Colum n’avait pas le don des miracles comme saint Patrick, et n’était pas riche comme Paulin. Il ne pouvait pas offrir aux chefs des Scots, comme ce dernier, des tuniques de lin ornées de broderies d’or, ni des manteaux de laine fine ; il ne pouvait pas placer sur la tête de leurs femmes des peignes d’ivoire enrichis d’ornemens d’or[1] : Colum n’avait que le zèle et la patience de Ninian. Colum n’en persista pas moins dans sa périlleuse entreprise ; ne pouvant ni étonner les esprits, ni les séduire, il voulut les convaincre. Dans le printemps de l’an 565, au dire de Bède, l’historien saxon, tandis que l’empereur Justin régnait en Orient, Colum se hasarda, au milieu des détroits et des mers orageuses de l’ouest de l’Écosse, sur une misérable barque construite comme les barques danoises, avec quelques cerceaux d’osier recouverts de peaux de bœufs, et il aborda à Oronsay.
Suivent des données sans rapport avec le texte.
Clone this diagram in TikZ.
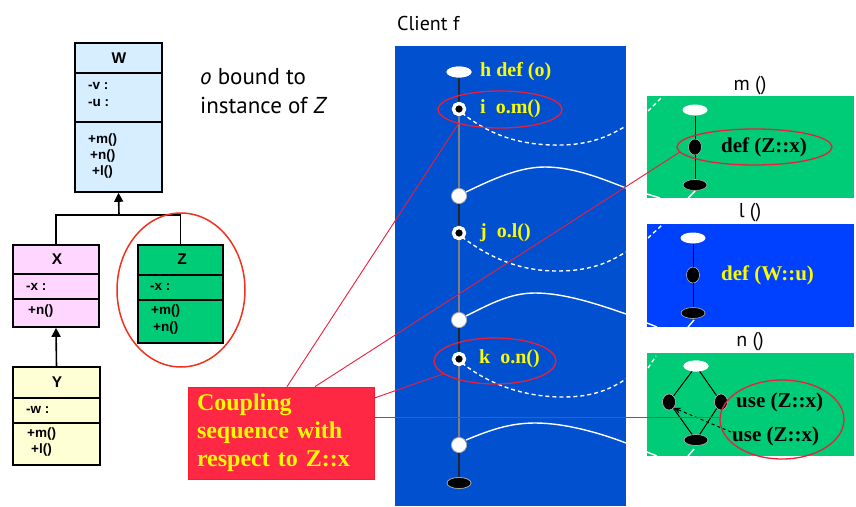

Il était encore trop près des côtes de sa patrie qu’il pouvait voir et qui lui rappelaient d’amers souvenirs ; il remit donc à flot sa barque grossière, et, traversant de nouveaux bras de mer, il s’arrêta dans une petite île déserte, située sur la côte occidentale de l’île de Mull. Cette petite île, long-temps le sanctuaire des druides, s’appelait Hy ou en latin Iona. C’est là que Colum et ses compagnons d’aventures fondèrent un établissement qu’on appelait alors monastère, mais qui différait essentiellement de ce que l’on entendit plus tard par ce mot, et qu’on pourrait assez justement comparer à ces fondations philosophiques et industrielles que de nos jours quelques socialistes ont tenté d’établir. Colum, en effet, n’amenait avec lui que de pauvres ouvriers et des laboureurs. Les laboureurs enseignaient

  1. Henrici Huntingdon hist., pag. 327.